Alguien a
quien aprecio me sugirió hace unos días que mis textos trataran de expresar
mayor optimismo, porque la gente está cansada de crisis, recortes y angustias.
Debo aclarar que era una idea que ya me rondaba por la mente. El problema
estriba en que yo también, como la mayoría, me hallo inmerso en ese océano de
desánimo que, de forma repentina, injusta y brutal, se ha apropiado de nuestras
vidas.
Valoro la
petición de esta persona en lo que vale, que es mucho. Por un lado supone un
fiel reflejo de sus propias inquietudes vitales, tan compartidas con los demás
que el adjetivo “común” abandona sus resonancias peyorativas para transformarse
en lo que realmente designa: un rasgo identitario que subyace en cada versión
particular de los problemas cotidianos y en el modo de afrontarlos. Por otro
lado, atribuye a mi escritura una capacidad de revertir el estado de las cosas que
se sitúa lejos de las habilidades reales con las que me despierto todas las
mañanas.
No obstante,
lleva razón esta persona apreciada que, con una mezcla de esperanza y rabia en
el mirar, me pidió que inyectara más alegría a mi prosa: quienes, por pequeña
que sea, tenemos la oportunidad de escribir sobre la época convulsa que nos ha
tocado vivir (¿acaso alguna vez el ser humano ha disfrutado de auténtica paz?)

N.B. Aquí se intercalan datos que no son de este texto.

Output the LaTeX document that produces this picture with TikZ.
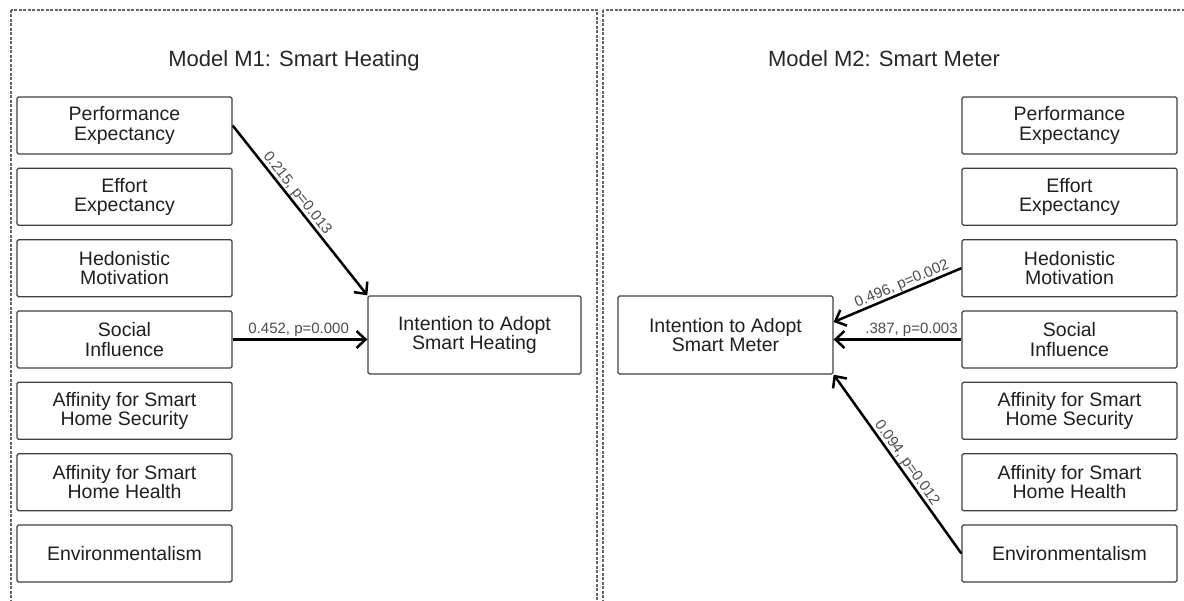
\documentclass[tikz,border=0pt]{standalone}
\usepackage{fontspec}
\setmainfont{Liberation Sans}
\usetikzlibrary{arrows.meta,calc}
\begin{document}
\begin{tikzpicture}[x=1pt,y=-1pt,
  panel/.style={draw=black!60, line width=2pt, dash pattern=on 3pt off 1.5pt},
  fbox/.style={draw=black!75, line width=1.3pt, rounded corners=1.5pt, minimum width=215pt, minimum height=57pt, align=center, font=\fontsize{19.5}{19.5}\selectfont, text=black!88, inner sep=0pt},
  tbox/.style={fbox, minimum height=78pt},
  title/.style={font=\fontsize{22}{24}\selectfont, text=black!85, anchor=base},
  arr/.style={line width=2.5pt, -{Straight Barb[length=9pt,width=17pt]}},
  lbl/.style={font=\fontsize{15}{16}\selectfont, text=black!70, inner sep=1.5pt},
  slbl/.style={lbl, sloped, above, inner sep=0pt}
]
\useasboundingbox (0,0) rectangle (1184,601);
\begin{scope}
\clip (0,0) rectangle (1184,601);
\draw[panel] (11,10) rectangle (597,640);
\draw[panel] (603,10) rectangle (1220,640);
\end{scope}

\node[title] (t1) at (294,67) {Model M1: Smart Heating};
\node[title] (t2) at (884,67) {Model M2: Smart Meter};

% left column
\node[fbox] (pe) at (124.5,125.5) {Performance\\Expectancy};
\node[fbox] (ee) at (124.5,196.8) {Effort\\Expectancy};
\node[fbox] (hm) at (124.5,268.2) {Hedonistic\\Motivation};
\node[fbox] (si) at (124.5,339.5) {Social\\Influence};
\node[fbox] (as) at (124.5,410.8) {Affinity for Smart\\Home Security};
\node[fbox] (ah) at (124.5,482.2) {Affinity for Smart\\Home Health};
\node[fbox] (en) at (124.5,553.5) {Environmentalism};
\node[tbox, minimum width=213pt] (tl) at (474.5,335) {Intention to Adopt\\Smart Heating};

% right column
\node[fbox] (pe2) at (1069.5,125.5) {Performance\\Expectancy};
\node[fbox] (ee2) at (1069.5,196.8) {Effort\\Expectancy};
\node[fbox] (hm2) at (1069.5,268.2) {Hedonistic\\Motivation};
\node[fbox] (si2) at (1069.5,339.5) {Social\\Influence};
\node[fbox] (as2) at (1069.5,410.8) {Affinity for Smart\\Home Security};
\node[fbox] (ah2) at (1069.5,482.2) {Affinity for Smart\\Home Health};
\node[fbox] (en2) at (1069.5,553.5) {Environmentalism};
\node[tbox] (tr) at (725.5,335) {Intention to Adopt\\Smart Meter};

% connectors
\draw[arr] (pe.east) -- node[slbl, pos=0.43] {0.215, p=0.013} (tl.north west);
\draw[arr] (si.east) -- node[lbl, above, pos=0.49] {0.452, p=0.000} (tl.west |- si.east);

\draw[arr] (hm2.west) -- node[slbl, pos=0.44] {0.496, p=0.002} ($(tr.east)+(0,-13)$);
\draw[arr] (si2.west) -- node[lbl, above, pos=0.39] {.387, p=0.003} (tr.east |- si2.west);
\draw[arr] (en2.west) -- node[slbl, pos=0.48] {0.094, p=0.012} (tr.south east);
\end{tikzpicture}
\end{document}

y publicar el resultado de la reflexión, a menudo olvidamos que no basta la
verdad desnuda. También es preciso saber decirla sin incrementar el dolor de
las heridas infligidas por una cultura a la que importa más el estruendo momentáneo
de los fuegos artificiales en el cielo, que la lumbre de las candelas en los
hogares.
La cuestión
es: ¿hay razones fundadas para el optimismo? Si miras alrededor con ojos que
penetren la superficie compruebas el conglomerado de intereses espurios que se
forma con la vanidad, el ansia de poder y la idolatría del dinero. Y si miras
en tu interior el espejo partido te devuelve una imagen gris y achatada: eres
un engranaje más de esta maquinaria monstruosa; aun en contra de tu voluntad
caíste en la trampa. La deshumanización no se fue nunca, pero en nuestros días
se disfraza con un hermoso atuendo de seda. Este ardid la hace doblemente
peligrosa: siempre fue letal, pero ahora también es sutil como la mordedura
dulce de la vampiresa.
Una vez
perdido el rumbo sólo hay dos opciones: provocar el naufragio o reinventar las
cartografías. Pero no estamos haciendo ni lo uno ni lo otro. Ni siquiera vamos
a la deriva. Parecemos estancados, aguardando -en el fondo sin convicción
alguna- que la fe en el destino dé resultado y todo vuelva a ser como antes.
Como muchos, aún no he dejado morir de inanición a la aspiración de vivir en un
mundo donde el valor de lo netamente humano esté por encima de cualquier otra
prioridad. ¿Dónde hallar, entonces, el revulsivo? Jung lo advirtió: no nos
amenazan catástrofes naturales. La bomba atómica no existe en la naturaleza. El
hombre es su creador. Somos, pues, el gran peligro. El gran peligro es la
psique humana. ¿Revulsivo? No: más bien hace falta una revolución, que no será
política, ni económica. Será una revolución de las conciencias o no será nada.